In the Museum there were few works made by an artist that I love. She’s Judith Scott, a woman that was born deaf and with Down Syndrome. At the age of 44, she started making those incredible sculptures just taking an object and wrapping it in many layers of coloured yarns. The results are something beautiful and creepy at the same time.

Judith Scott, Untitled (JS-9), 2005, fibre and found objects

Another impressive example of outsider art is Nek Chand’s work. He created a monumental rock garden in the remote city of Chandigarh north of Delhi, India. Collecting broken plates, bowls, bottle tops from the railway tracks, he built day after day sculptures of different figures. When the municipality first discovered his illegal work, they wanted to destroy it. But then they recognized the beauty and importance of this creation and supported him with assistants and a stipend. Now the place in India is very famous and highly visited by art-lover tourists from all over the world.

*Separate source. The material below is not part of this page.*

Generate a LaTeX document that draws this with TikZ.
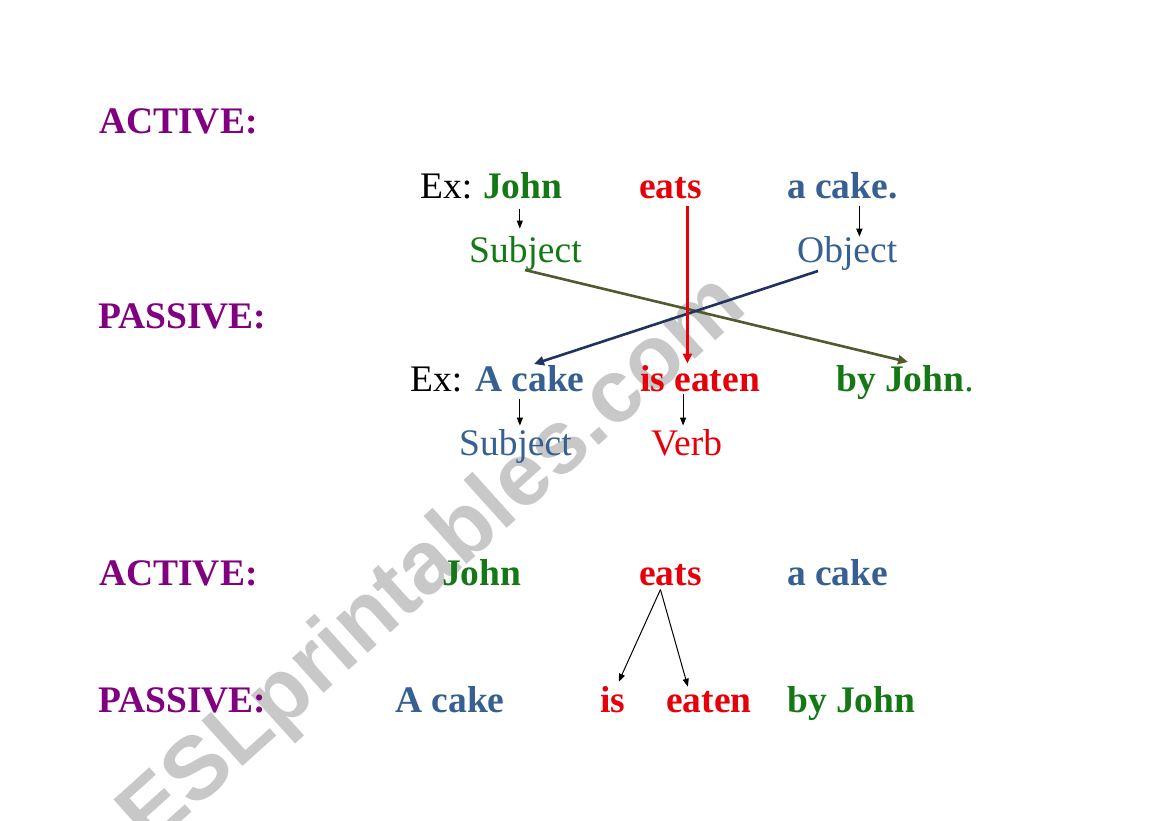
\documentclass[tikz,border=0pt]{standalone}
\usepackage{fontspec}
\setmainfont{Liberation Serif}
\newfontfamily\wmfont{Liberation Sans}
\usetikzlibrary{arrows.meta,calc}
\definecolor{cpurple}{RGB}{128,0,128}
\definecolor{cgreen}{RGB}{20,120,20}
\definecolor{cred}{RGB}{230,0,10}
\definecolor{cblue}{RGB}{55,96,146}
\definecolor{colive}{RGB}{79,90,45}
\definecolor{cnavy}{RGB}{31,50,96}
\definecolor{wmgray}{RGB}{200,200,200}
\tikzset{
  txt/.style={anchor=base west,inner sep=0pt,font=\fontsize{37.5}{40}\selectfont},
  lbl/.style={txt,font=\fontsize{37.5}{40}\selectfont\bfseries,text=cpurple},
  bw/.style={txt,font=\fontsize{37.5}{40}\selectfont\bfseries},
  small/.style={-{Triangle[length=8pt,width=6pt]},line width=1pt,black},
  big/.style={-{Triangle[length=10pt,width=9pt]},line width=2.6pt}
}
\begin{document}
\begin{tikzpicture}[x=1pt,y=-1pt]
\useasboundingbox (0,0) rectangle (1169,821);
\fill[white] (0,0) rectangle (1169,821);
\begin{scope}
\clip (0,0) rectangle (1169,821);
\node[anchor=base west,inner sep=0pt,rotate=42,text=wmgray,font=\wmfont\fontsize{89}{89}\selectfont\bfseries] (wm) at (150,850) {ESLprintables.com};
\end{scope}
% row 1
\node[lbl] (act1) at (99,134) {ACTIVE:};
\node[txt] (ex1) at (420,199) {Ex:};
\node[bw,text=cgreen] (john1) at (483,199) {John};
\node[bw,text=cred] (eats1) at (639,199) {eats};
\node[bw,text=cblue] (cake1) at (787,199) {a cake.};
\node[txt,text=cgreen] (subj1) at (469,262) {Subject};
\node[txt,text=cblue] (obj1) at (797,262) {Object};
% row 2
\node[lbl] (pass1) at (98,328) {PASSIVE:};
\node[txt] (ex2) at (410,391) {Ex:};
\node[bw,text=cblue] (acake2) at (475,391) {A cake};
\node[bw,text=cred] (iseaten2) at (640,391) {is eaten};
\node[txt,text=cgreen] (byjohn2) at (836,391) {\textbf{by John}.};
\node[txt,text=cblue] (subj2) at (459,455) {Subject};
\node[txt,text=cred] (verb2) at (651,455) {Verb};
% row 3
\node[lbl] (act3) at (99,585) {ACTIVE:};
\node[bw,text=cgreen] (john3) at (442,585) {John};
\node[bw,text=cred] (eats3) at (639,585) {eats};
\node[bw,text=cblue] (cake3) at (787,585) {a cake};
% row 4
\node[lbl] (pass3) at (98,712) {PASSIVE:};
\node[bw,text=cblue] (acake3) at (395,712) {A cake};
\node[bw,text=cred] (is3) at (600,712) {is};
\node[bw,text=cred] (eaten3) at (666,712) {eaten};
\node[bw,text=cgreen] (byjohn3) at (787,712) {by John};
% coordinates for connector ends
\coordinate (s1a) at (525,270);
\coordinate (bja) at (908,362);
\coordinate (oba) at (818,271);
\coordinate (aca) at (534,364);
% connectors
\draw[small] ($(john1.south)+(-3,9)$) -- ($(john1.south)+(-3,29)$);
\draw[small,line width=1.6pt] ($(cake1.south)+(17,6)$) -- ($(cake1.south)+(17,37)$);
\draw[big,colive] (s1a) -- (bja);
\draw[big,cnavy] (oba) -- (aca);
\draw[big,cred] ($(eats1.south)+(17,6)$) -- ($(eats1.south)+(17,164)$);
\draw[small] ($(acake2.south)+(-10,7)$) -- ($(acake2.south)+(-10,34)$);
\draw[small] ($(iseaten2.south)+(-17,2)$) -- ($(iseaten2.south)+(-17,34)$);
\draw[small] ($(eats3.south)+(-10,4)$) -- ($(is3.north)+(6,-4)$);
\draw[small] ($(eats3.south)+(-10,4)$) -- ($(eaten3.north)+(-21,-4)$);
\end{tikzpicture}
\end{document}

When I was living in Madrid, I attended a course about Outsider Art. From that point I started being very interested about the issue. And I discovered a different perspective to look at art. Moreover, it actually changed my conception of art. Now I concieve art as something that a person can have or not. Is something like a divine gift. And some people can have it, but waste it because they don't know how to listen to the divine they have in themselves.
Artists in the Museum of Everything knew how to listen.
They knew the silence of the solitude.